**PROBLEM TO SOLVE:**
Starting at the first line of the listing below, repeat each line exactly until the line containing "const s31sV = [-7.1,-6.54,-6.14,-5.86,-5.93,-6.23,-6.64,-7.0];", which you include. Leave out pictures.
━━━━━━━━━━━━━━━━━━━━━━━━━━━━━━
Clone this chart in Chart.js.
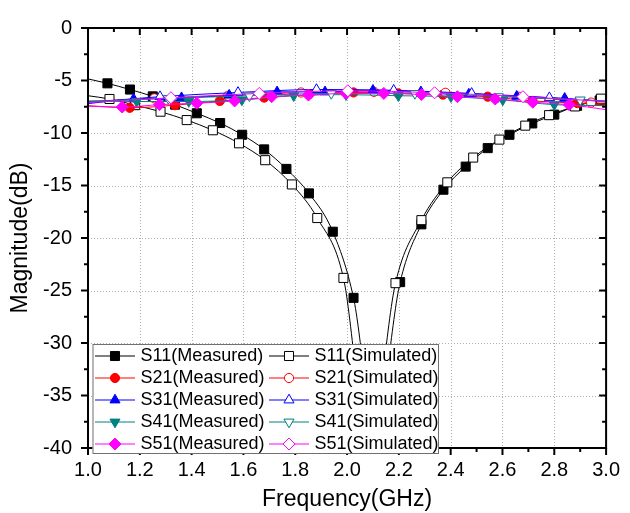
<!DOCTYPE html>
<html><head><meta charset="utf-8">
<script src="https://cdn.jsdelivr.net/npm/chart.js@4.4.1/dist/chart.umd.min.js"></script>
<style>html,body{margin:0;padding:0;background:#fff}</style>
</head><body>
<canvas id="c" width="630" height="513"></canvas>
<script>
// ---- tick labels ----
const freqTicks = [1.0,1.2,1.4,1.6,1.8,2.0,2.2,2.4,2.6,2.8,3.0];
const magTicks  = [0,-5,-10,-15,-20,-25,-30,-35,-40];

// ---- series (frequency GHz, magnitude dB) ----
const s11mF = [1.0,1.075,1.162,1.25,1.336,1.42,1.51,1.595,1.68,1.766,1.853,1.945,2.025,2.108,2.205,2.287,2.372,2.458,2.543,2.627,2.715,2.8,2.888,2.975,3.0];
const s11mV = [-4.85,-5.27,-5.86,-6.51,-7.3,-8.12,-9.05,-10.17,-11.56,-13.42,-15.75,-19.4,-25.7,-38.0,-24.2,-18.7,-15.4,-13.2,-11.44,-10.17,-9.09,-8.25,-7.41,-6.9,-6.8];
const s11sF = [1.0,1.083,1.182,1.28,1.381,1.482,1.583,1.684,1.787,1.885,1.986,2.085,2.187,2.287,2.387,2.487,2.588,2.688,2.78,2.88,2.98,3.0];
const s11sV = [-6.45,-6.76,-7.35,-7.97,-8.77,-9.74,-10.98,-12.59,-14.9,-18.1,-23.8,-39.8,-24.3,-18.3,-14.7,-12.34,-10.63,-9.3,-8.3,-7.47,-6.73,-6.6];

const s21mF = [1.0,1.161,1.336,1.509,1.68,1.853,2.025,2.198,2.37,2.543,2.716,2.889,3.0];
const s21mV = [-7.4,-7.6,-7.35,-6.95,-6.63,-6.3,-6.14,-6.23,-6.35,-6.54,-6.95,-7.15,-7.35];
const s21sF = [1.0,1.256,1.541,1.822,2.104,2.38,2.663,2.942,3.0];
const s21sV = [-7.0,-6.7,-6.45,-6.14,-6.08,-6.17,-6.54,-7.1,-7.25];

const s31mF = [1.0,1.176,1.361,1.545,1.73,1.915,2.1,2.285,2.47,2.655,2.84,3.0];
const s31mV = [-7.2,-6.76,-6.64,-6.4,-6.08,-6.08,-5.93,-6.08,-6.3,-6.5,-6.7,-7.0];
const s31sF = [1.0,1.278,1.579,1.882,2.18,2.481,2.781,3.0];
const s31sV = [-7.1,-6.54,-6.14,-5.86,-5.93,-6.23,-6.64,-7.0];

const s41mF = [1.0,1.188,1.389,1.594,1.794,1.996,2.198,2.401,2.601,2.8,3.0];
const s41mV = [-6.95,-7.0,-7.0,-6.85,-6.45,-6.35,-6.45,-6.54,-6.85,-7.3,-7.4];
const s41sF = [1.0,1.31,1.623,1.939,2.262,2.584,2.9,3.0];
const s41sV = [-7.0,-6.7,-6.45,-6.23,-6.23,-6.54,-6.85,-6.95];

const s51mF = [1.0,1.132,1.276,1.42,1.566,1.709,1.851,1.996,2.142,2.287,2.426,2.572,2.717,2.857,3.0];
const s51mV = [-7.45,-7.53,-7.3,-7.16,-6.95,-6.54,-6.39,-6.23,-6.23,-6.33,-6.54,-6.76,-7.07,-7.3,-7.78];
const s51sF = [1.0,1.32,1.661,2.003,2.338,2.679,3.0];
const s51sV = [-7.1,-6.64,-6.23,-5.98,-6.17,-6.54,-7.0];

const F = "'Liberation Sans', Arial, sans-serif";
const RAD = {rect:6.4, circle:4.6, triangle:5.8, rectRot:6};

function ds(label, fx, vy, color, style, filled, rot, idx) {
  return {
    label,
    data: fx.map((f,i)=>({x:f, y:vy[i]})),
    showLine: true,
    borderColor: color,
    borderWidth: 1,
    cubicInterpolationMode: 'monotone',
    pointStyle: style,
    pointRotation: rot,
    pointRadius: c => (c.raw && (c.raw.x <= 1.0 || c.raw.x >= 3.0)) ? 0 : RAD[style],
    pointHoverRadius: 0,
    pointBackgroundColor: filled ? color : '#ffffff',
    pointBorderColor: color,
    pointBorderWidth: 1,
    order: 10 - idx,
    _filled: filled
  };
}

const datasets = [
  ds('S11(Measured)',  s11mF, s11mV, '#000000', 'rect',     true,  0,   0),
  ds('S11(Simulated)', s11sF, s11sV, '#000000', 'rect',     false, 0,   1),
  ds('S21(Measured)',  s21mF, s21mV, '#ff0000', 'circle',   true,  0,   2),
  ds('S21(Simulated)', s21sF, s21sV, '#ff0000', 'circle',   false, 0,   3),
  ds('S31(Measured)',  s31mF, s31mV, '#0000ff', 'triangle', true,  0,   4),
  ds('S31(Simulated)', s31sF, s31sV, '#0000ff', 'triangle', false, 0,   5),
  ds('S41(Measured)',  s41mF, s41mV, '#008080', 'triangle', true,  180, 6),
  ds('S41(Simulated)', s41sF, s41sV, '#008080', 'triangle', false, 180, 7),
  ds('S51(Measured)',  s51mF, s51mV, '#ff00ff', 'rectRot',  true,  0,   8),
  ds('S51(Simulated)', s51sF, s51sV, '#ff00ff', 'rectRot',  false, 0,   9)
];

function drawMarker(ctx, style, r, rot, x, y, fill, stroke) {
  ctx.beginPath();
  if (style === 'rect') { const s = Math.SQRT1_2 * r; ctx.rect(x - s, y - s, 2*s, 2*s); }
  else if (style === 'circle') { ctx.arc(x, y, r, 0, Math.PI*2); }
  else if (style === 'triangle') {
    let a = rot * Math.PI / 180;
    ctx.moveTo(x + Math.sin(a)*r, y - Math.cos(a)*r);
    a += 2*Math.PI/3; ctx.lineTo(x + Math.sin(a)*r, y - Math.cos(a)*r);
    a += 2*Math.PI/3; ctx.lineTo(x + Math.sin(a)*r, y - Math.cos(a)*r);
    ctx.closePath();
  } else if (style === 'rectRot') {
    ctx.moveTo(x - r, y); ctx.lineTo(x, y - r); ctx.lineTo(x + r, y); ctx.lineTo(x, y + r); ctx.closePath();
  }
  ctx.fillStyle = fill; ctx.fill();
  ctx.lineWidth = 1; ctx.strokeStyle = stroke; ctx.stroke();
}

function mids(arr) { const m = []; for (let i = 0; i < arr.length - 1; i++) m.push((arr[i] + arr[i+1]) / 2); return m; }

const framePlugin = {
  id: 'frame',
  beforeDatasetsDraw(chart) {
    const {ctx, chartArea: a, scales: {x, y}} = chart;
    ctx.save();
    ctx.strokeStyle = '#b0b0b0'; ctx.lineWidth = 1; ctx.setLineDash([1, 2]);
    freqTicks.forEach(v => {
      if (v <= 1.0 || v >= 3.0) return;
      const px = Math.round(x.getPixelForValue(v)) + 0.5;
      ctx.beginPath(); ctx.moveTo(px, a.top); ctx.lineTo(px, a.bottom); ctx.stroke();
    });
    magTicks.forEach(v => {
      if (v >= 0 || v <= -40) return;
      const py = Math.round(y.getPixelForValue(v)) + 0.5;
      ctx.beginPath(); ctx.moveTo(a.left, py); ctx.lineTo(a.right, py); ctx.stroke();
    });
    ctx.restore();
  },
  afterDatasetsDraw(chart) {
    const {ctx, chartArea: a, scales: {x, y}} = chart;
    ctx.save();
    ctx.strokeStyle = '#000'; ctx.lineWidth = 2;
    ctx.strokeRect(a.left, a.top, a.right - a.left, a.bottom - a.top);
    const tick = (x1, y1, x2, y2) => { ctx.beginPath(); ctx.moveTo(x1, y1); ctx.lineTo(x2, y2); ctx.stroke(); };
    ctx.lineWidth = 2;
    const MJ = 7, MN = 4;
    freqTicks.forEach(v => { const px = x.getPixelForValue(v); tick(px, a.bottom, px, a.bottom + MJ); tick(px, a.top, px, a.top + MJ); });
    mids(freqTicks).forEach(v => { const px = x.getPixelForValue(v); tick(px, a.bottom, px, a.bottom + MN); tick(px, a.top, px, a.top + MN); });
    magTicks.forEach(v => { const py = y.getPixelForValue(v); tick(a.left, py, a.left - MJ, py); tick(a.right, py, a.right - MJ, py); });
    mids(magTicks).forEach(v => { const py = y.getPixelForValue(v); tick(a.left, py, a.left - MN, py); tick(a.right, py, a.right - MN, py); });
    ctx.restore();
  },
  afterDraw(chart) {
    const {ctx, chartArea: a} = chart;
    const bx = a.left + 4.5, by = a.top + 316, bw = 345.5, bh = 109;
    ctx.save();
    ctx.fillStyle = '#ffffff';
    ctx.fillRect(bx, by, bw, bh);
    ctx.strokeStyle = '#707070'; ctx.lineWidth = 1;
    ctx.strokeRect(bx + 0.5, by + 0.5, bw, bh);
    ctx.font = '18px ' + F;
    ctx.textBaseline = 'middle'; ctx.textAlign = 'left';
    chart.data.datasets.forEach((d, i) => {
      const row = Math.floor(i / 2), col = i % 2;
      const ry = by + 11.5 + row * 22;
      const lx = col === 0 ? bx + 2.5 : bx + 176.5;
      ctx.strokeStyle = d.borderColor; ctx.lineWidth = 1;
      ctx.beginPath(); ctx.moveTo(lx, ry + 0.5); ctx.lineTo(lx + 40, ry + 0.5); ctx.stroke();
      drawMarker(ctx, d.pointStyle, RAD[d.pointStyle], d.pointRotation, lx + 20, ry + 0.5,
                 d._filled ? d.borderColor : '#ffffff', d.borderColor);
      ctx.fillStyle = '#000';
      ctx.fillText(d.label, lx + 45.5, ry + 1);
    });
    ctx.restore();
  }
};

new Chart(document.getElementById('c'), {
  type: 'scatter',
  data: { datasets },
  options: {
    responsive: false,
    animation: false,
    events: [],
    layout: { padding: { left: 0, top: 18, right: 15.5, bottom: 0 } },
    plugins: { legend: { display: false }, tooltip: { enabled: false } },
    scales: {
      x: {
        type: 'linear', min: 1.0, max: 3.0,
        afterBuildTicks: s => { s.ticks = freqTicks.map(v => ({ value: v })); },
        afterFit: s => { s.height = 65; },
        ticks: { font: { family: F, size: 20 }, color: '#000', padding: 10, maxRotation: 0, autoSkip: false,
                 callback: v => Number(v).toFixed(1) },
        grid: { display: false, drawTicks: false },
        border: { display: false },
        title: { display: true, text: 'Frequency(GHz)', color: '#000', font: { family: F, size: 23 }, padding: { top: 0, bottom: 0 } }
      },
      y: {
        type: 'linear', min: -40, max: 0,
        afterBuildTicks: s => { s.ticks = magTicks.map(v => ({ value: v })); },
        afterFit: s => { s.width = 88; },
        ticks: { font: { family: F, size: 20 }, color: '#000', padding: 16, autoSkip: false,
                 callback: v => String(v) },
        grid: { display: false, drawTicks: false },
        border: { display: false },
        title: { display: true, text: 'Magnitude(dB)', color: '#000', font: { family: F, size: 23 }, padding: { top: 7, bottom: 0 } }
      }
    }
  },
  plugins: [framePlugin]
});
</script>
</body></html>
━━━━━━━━━━━━━━━━━━━━━━━━━━━━━━
**SOLVED EXERCISE:**
Clone this chart in Chart.js.
<!DOCTYPE html>
<html><head><meta charset="utf-8">
<script src="https://cdn.jsdelivr.net/npm/chart.js@4.4.1/dist/chart.umd.min.js"></script>
<style>html,body{margin:0;padding:0;background:#fff}</style>
</head><body>
<canvas id="c" width="630" height="513"></canvas>
<script>
// ---- tick labels ----
const freqTicks = [1.0,1.2,1.4,1.6,1.8,2.0,2.2,2.4,2.6,2.8,3.0];
const magTicks  = [0,-5,-10,-15,-20,-25,-30,-35,-40];

// ---- series (frequency GHz, magnitude dB) ----
const s11mF = [1.0,1.075,1.162,1.25,1.336,1.42,1.51,1.595,1.68,1.766,1.853,1.945,2.025,2.108,2.205,2.287,2.372,2.458,2.543,2.627,2.715,2.8,2.888,2.975,3.0];
const s11mV = [-4.85,-5.27,-5.86,-6.51,-7.3,-8.12,-9.05,-10.17,-11.56,-13.42,-15.75,-19.4,-25.7,-38.0,-24.2,-18.7,-15.4,-13.2,-11.44,-10.17,-9.09,-8.25,-7.41,-6.9,-6.8];
const s11sF = [1.0,1.083,1.182,1.28,1.381,1.482,1.583,1.684,1.787,1.885,1.986,2.085,2.187,2.287,2.387,2.487,2.588,2.688,2.78,2.88,2.98,3.0];
const s11sV = [-6.45,-6.76,-7.35,-7.97,-8.77,-9.74,-10.98,-12.59,-14.9,-18.1,-23.8,-39.8,-24.3,-18.3,-14.7,-12.34,-10.63,-9.3,-8.3,-7.47,-6.73,-6.6];

const s21mF = [1.0,1.161,1.336,1.509,1.68,1.853,2.025,2.198,2.37,2.543,2.716,2.889,3.0];
const s21mV = [-7.4,-7.6,-7.35,-6.95,-6.63,-6.3,-6.14,-6.23,-6.35,-6.54,-6.95,-7.15,-7.35];
const s21sF = [1.0,1.256,1.541,1.822,2.104,2.38,2.663,2.942,3.0];
const s21sV = [-7.0,-6.7,-6.45,-6.14,-6.08,-6.17,-6.54,-7.1,-7.25];

const s31mF = [1.0,1.176,1.361,1.545,1.73,1.915,2.1,2.285,2.47,2.655,2.84,3.0];
const s31mV = [-7.2,-6.76,-6.64,-6.4,-6.08,-6.08,-5.93,-6.08,-6.3,-6.5,-6.7,-7.0];
const s31sF = [1.0,1.278,1.579,1.882,2.18,2.481,2.781,3.0];
const s31sV = [-7.1,-6.54,-6.14,-5.86,-5.93,-6.23,-6.64,-7.0];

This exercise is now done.